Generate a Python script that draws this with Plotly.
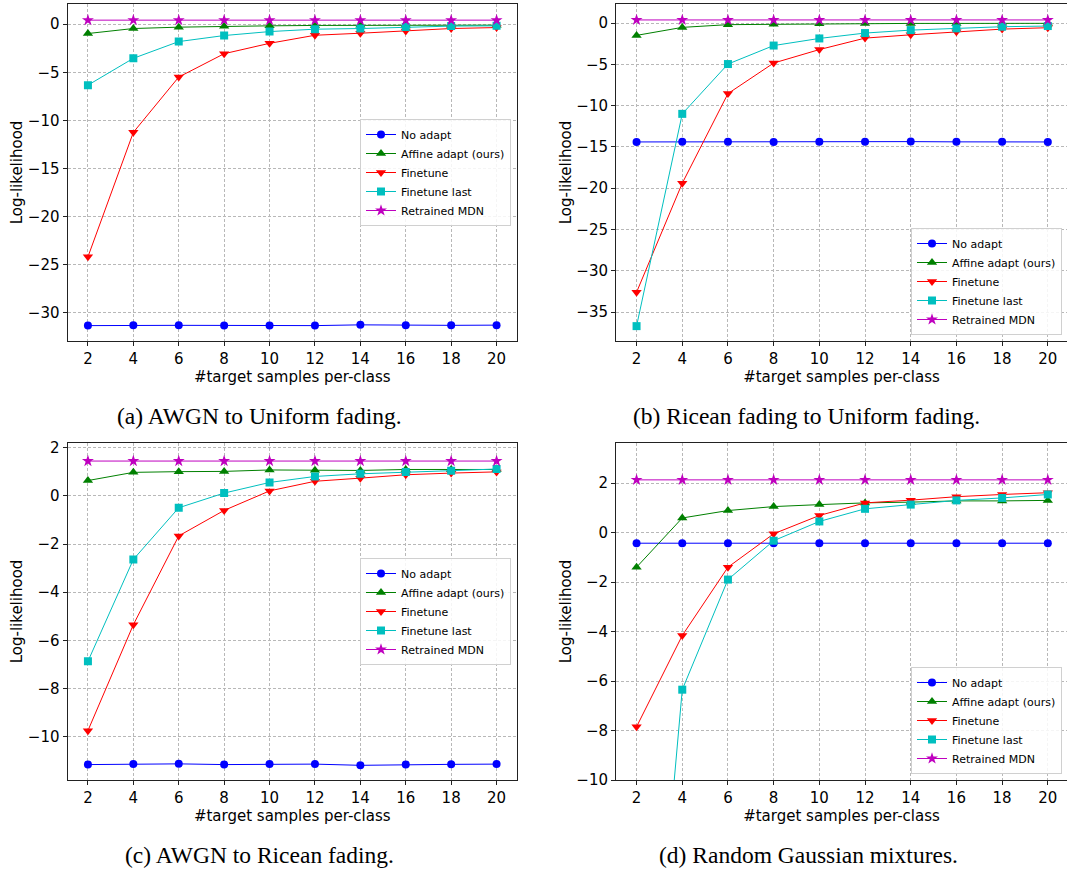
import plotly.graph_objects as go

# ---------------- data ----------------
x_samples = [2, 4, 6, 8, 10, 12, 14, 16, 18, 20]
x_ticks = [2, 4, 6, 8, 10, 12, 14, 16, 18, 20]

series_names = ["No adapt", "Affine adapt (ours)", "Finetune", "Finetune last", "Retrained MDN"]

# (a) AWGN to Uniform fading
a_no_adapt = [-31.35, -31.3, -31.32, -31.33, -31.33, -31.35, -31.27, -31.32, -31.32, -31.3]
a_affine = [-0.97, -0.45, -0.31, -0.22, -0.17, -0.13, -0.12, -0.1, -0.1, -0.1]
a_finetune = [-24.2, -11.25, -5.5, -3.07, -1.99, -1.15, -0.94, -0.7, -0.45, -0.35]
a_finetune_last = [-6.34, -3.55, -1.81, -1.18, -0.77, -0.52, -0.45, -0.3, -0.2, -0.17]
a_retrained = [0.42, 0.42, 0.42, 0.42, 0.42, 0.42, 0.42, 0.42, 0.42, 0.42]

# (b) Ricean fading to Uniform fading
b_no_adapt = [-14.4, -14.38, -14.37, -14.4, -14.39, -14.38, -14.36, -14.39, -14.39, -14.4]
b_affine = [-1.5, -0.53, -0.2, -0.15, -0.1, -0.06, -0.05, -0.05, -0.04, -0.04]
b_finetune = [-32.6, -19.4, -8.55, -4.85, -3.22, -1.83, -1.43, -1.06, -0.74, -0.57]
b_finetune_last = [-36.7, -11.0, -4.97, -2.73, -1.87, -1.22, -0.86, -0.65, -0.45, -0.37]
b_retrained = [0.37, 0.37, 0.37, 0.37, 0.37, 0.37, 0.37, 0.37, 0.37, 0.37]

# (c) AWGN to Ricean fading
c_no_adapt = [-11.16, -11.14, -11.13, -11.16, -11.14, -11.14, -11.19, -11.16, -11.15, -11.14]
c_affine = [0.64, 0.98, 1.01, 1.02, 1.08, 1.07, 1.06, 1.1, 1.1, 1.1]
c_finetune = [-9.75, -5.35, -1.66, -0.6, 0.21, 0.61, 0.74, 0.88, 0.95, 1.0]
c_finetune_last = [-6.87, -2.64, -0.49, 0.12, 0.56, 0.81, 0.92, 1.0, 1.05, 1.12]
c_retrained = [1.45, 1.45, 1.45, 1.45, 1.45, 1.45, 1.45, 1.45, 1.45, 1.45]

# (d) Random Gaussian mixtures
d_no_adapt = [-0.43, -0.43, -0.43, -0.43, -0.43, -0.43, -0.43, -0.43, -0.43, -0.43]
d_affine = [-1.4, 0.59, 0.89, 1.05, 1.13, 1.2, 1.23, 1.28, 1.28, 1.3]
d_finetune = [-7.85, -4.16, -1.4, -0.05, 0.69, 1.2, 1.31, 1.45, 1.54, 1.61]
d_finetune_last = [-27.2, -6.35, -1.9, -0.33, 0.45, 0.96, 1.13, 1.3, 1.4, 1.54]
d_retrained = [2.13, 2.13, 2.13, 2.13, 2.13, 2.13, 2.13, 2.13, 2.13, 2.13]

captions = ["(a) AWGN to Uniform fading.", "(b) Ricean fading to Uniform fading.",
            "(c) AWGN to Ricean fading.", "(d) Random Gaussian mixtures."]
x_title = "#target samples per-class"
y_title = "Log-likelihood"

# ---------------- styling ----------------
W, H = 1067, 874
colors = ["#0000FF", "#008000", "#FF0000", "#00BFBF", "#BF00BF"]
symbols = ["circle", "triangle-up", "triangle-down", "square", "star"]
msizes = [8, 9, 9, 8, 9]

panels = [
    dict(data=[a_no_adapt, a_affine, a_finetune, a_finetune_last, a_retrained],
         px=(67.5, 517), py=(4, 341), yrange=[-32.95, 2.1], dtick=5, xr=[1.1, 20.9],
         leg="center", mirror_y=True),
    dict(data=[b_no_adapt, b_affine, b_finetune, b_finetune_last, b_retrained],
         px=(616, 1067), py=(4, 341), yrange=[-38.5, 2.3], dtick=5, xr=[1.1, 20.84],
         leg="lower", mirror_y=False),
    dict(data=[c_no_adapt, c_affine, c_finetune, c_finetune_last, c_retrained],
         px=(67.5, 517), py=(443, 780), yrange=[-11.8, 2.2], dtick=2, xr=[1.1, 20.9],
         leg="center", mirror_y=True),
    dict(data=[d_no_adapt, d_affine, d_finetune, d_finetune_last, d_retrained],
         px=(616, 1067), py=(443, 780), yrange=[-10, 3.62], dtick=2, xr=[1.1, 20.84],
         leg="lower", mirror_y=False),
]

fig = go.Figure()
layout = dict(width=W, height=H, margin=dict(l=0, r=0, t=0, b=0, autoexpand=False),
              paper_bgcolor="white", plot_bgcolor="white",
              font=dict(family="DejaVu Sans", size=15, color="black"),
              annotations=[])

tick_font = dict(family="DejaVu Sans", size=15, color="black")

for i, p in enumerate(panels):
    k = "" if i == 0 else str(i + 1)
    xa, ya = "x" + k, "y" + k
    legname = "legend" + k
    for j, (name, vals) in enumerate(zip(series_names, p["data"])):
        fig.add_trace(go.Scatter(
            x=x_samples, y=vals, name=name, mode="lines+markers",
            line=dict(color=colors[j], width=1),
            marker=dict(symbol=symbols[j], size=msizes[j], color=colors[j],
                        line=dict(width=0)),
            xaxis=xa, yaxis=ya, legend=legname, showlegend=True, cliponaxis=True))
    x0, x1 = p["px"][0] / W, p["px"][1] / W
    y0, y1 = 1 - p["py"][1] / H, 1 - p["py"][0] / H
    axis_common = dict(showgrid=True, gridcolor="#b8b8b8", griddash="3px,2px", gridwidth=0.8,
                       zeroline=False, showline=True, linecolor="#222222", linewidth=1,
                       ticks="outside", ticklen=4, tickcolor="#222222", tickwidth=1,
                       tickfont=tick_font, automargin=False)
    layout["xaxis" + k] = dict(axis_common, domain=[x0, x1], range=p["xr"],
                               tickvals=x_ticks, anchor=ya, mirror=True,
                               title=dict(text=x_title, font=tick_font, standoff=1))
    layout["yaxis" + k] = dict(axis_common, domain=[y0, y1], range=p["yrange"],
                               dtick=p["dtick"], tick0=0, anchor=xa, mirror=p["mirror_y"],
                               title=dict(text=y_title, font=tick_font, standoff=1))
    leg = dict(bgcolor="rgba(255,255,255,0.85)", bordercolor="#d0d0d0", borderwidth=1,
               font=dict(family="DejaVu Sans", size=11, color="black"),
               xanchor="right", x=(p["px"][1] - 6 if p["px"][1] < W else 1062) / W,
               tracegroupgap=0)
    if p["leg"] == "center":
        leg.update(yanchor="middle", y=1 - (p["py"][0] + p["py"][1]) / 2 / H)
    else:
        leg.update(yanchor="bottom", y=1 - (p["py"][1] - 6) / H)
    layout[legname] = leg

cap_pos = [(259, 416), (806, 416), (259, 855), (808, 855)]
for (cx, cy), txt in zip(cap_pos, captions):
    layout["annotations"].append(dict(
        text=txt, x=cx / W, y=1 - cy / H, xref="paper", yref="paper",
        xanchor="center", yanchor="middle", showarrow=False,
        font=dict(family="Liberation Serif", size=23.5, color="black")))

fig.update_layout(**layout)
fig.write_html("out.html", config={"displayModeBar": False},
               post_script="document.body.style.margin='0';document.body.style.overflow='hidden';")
* * *
--- Set exercise ---
Write out the material above again, word for word, minus its pictures.

--- Exercise solution ---
Generate a Python script that draws this with Plotly.
import plotly.graph_objects as go

# ---------------- data ----------------
x_samples = [2, 4, 6, 8, 10, 12, 14, 16, 18, 20]
x_ticks = [2, 4, 6, 8, 10, 12, 14, 16, 18, 20]

series_names = ["No adapt", "Affine adapt (ours)", "Finetune", "Finetune last", "Retrained MDN"]

# (a) AWGN to Uniform fading
a_no_adapt = [-31.35, -31.3, -31.32, -31.33, -31.33, -31.35, -31.27, -31.32, -31.32, -31.3]
a_affine = [-0.97, -0.45, -0.31, -0.22, -0.17, -0.13, -0.12, -0.1, -0.1, -0.1]
a_finetune = [-24.2, -11.25, -5.5, -3.07, -1.99, -1.15, -0.94, -0.7, -0.45, -0.35]
a_finetune_last = [-6.34, -3.55, -1.81, -1.18, -0.77, -0.52, -0.45, -0.3, -0.2, -0.17]
a_retrained = [0.42, 0.42, 0.42, 0.42, 0.42, 0.42, 0.42, 0.42, 0.42, 0.42]

# (b) Ricean fading to Uniform fading
b_no_adapt = [-14.4, -14.38, -14.37, -14.4, -14.39, -14.38, -14.36, -14.39, -14.39, -14.4]
b_affine = [-1.5, -0.53, -0.2, -0.15, -0.1, -0.06, -0.05, -0.05, -0.04, -0.04]
b_finetune = [-32.6, -19.4, -8.55, -4.85, -3.22, -1.83, -1.43, -1.06, -0.74, -0.57]
b_finetune_last = [-36.7, -11.0, -4.97, -2.73, -1.87, -1.22, -0.86, -0.65, -0.45, -0.37]
b_retrained = [0.37, 0.37, 0.37, 0.37, 0.37, 0.37, 0.37, 0.37, 0.37, 0.37]

# (c) AWGN to Ricean fading
c_no_adapt = [-11.16, -11.14, -11.13, -11.16, -11.14, -11.14, -11.19, -11.16, -11.15, -11.14]
c_affine = [0.64, 0.98, 1.01, 1.02, 1.08, 1.07, 1.06, 1.1, 1.1, 1.1]
c_finetune = [-9.75, -5.35, -1.66, -0.6, 0.21, 0.61, 0.74, 0.88, 0.95, 1.0]
c_finetune_last = [-6.87, -2.64, -0.49, 0.12, 0.56, 0.81, 0.92, 1.0, 1.05, 1.12]
c_retrained = [1.45, 1.45, 1.45, 1.45, 1.45, 1.45, 1.45, 1.45, 1.45, 1.45]

# (d) Random Gaussian mixtures
d_no_adapt = [-0.43, -0.43, -0.43, -0.43, -0.43, -0.43, -0.43, -0.43, -0.43, -0.43]
d_affine = [-1.4, 0.59, 0.89, 1.05, 1.13, 1.2, 1.23, 1.28, 1.28, 1.3]
d_finetune = [-7.85, -4.16, -1.4, -0.05, 0.69, 1.2, 1.31, 1.45, 1.54, 1.61]
d_finetune_last = [-27.2, -6.35, -1.9, -0.33, 0.45, 0.96, 1.13, 1.3, 1.4, 1.54]
d_retrained = [2.13, 2.13, 2.13, 2.13, 2.13, 2.13, 2.13, 2.13, 2.13, 2.13]

captions = ["(a) AWGN to Uniform fading.", "(b) Ricean fading to Uniform fading.",
            "(c) AWGN to Ricean fading.", "(d) Random Gaussian mixtures."]
x_title = "#target samples per-class"
y_title = "Log-likelihood"

# ---------------- styling ----------------
W, H = 1067, 874
colors = ["#0000FF", "#008000", "#FF0000", "#00BFBF", "#BF00BF"]
symbols = ["circle", "triangle-up", "triangle-down", "square", "star"]
msizes = [8, 9, 9, 8, 9]

panels = [
    dict(data=[a_no_adapt, a_affine, a_finetune, a_finetune_last, a_retrained],
         px=(67.5, 517), py=(4, 341), yrange=[-32.95, 2.1], dtick=5, xr=[1.1, 20.9],
         leg="center", mirror_y=True),
    dict(data=[b_no_adapt, b_affine, b_finetune, b_finetune_last, b_retrained],
         px=(616, 1067), py=(4, 341), yrange=[-38.5, 2.3], dtick=5, xr=[1.1, 20.84],
         leg="lower", mirror_y=False),
    dict(data=[c_no_adapt, c_affine, c_finetune, c_finetune_last, c_retrained],
         px=(67.5, 517), py=(443, 780), yrange=[-11.8, 2.2], dtick=2, xr=[1.1, 20.9],
         leg="center", mirror_y=True),
    dict(data=[d_no_adapt, d_affine, d_finetune, d_finetune_last, d_retrained],
         px=(616, 1067), py=(443, 780), yrange=[-10, 3.62], dtick=2, xr=[1.1, 20.84],
         leg="lower", mirror_y=False),
]

fig = go.Figure()
layout = dict(width=W, height=H, margin=dict(l=0, r=0, t=0, b=0, autoexpand=False),
              paper_bgcolor="white", plot_bgcolor="white",
              font=dict(family="DejaVu Sans", size=15, color="black"),
              annotations=[])

tick_font = dict(family="DejaVu Sans", size=15, color="black")

for i, p in enumerate(panels):
    k = "" if i == 0 else str(i + 1)
    xa, ya = "x" + k, "y" + k
    legname = "legend" + k
    for j, (name, vals) in enumerate(zip(series_names, p["data"])):
        fig.add_trace(go.Scatter(
            x=x_samples, y=vals, name=name, mode="lines+markers",
            line=dict(color=colors[j], width=1),
            marker=dict(symbol=symbols[j], size=msizes[j], color=colors[j],
                        line=dict(width=0)),
            xaxis=xa, yaxis=ya, legend=legname, showlegend=True, cliponaxis=True))
    x0, x1 = p["px"][0] / W, p["px"][1] / W
    y0, y1 = 1 - p["py"][1] / H, 1 - p["py"][0] / H
    axis_common = dict(showgrid=True, gridcolor="#b8b8b8", griddash="3px,2px", gridwidth=0.8,
                       zeroline=False, showline=True, linecolor="#222222", linewidth=1,
                       ticks="outside", ticklen=4, tickcolor="#222222", tickwidth=1,
                       tickfont=tick_font, automargin=False)
    layout["xaxis" + k] = dict(axis_common, domain=[x0, x1], range=p["xr"],
                               tickvals=x_ticks, anchor=ya, mirror=True,
                               title=dict(text=x_title, font=tick_font, standoff=1))
    layout["yaxis" + k] = dict(axis_common, domain=[y0, y1], range=p["yrange"],
                               dtick=p["dtick"], tick0=0, anchor=xa, mirror=p["mirror_y"],
                               title=dict(text=y_title, font=tick_font, standoff=1))
    leg = dict(bgcolor="rgba(255,255,255,0.85)", bordercolor="#d0d0d0", borderwidth=1,
               font=dict(family="DejaVu Sans", size=11, color="black"),
               xanchor="right", x=(p["px"][1] - 6 if p["px"][1] < W else 1062) / W,
               tracegroupgap=0)
    if p["leg"] == "center":
        leg.update(yanchor="middle", y=1 - (p["py"][0] + p["py"][1]) / 2 / H)
    else:
        leg.update(yanchor="bottom", y=1 - (p["py"][1] - 6) / H)
    layout[legname] = leg

cap_pos = [(259, 416), (806, 416), (259, 855), (808, 855)]
for (cx, cy), txt in zip(cap_pos, captions):
    layout["annotations"].append(dict(
        text=txt, x=cx / W, y=1 - cy / H, xref="paper", yref="paper",
        xanchor="center", yanchor="middle", showarrow=False,
        font=dict(family="Liberation Serif", size=23.5, color="black")))

fig.update_layout(**layout)
fig.write_html("out.html", config={"displayModeBar": False},
               post_script="document.body.style.margin='0';document.body.style.overflow='hidden';")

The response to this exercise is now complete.